The idea of tenor saxophonist David Murray performing with Macy Gray might seem incredulous on paper, but these two work pretty well together. Although mention was made of them having done Ellington tunes together, the band took the stage playing music that was pure Murray. In the 10-piece horn section, the first tenor soloist (names forthcoming) squonked with the same fire as the band leader. Trumpet and trombone solos were equally far out. And after an unaccompanied baritone sax solo, the tune morphed into a blues, with Murray taking a wild and wooly solo to show how it’s done.

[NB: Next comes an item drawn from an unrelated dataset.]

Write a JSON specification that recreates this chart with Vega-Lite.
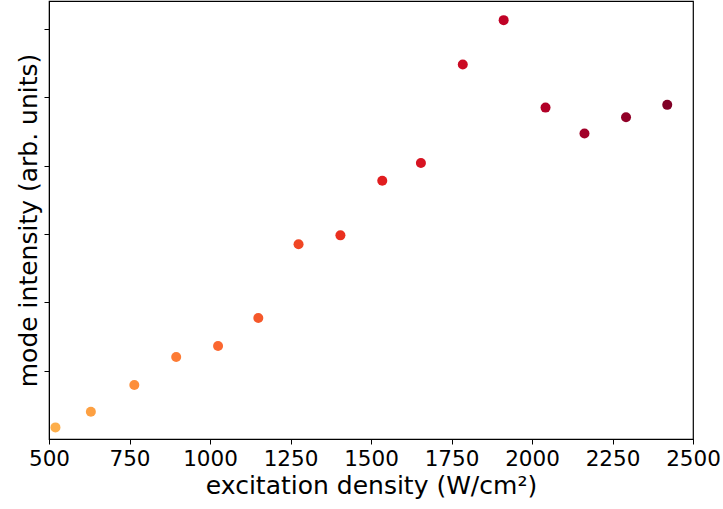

Then out came, Ms. Gray, a sight to see with all that hair, a red boa and a purple sleeveless dress with gloves to match. Her hit “Try” was revamped for the band and given a solid swing treatment. She sang three songs with the band, each of them reaching close to 10 minutes. While it seems a little long to keep the groove going, it did leave some decent blowing time for the horn section. With Jaribu Shahid (bass) and Nasheet Waits (drums) in the rhythm section, it was no surprise either. Some of the old folks in the audience didn’t seem to dig it, as they split after the first tune.
More people made the exodus after Gray left the stage, with probably had less to do with the show and more to do with the lightning flashes which were getting closer to us. It was their loss because the band got really funky with a piece Murray back-announced as a James Blood Ulmer tune, “Talk About Jesus,” which was one of the most exciting things to be put down all evening.
As they prepared to go into the next tune, the rain hit. As I was making my way out, it sounded like they were making an announcement that the set was going to stop. But by then, it was already starting to pour and the quarter mile walk to the hotel seemed like an eternity
Weatherwise, things look cloudy but hopeful this morning. I bought a poncho just in case.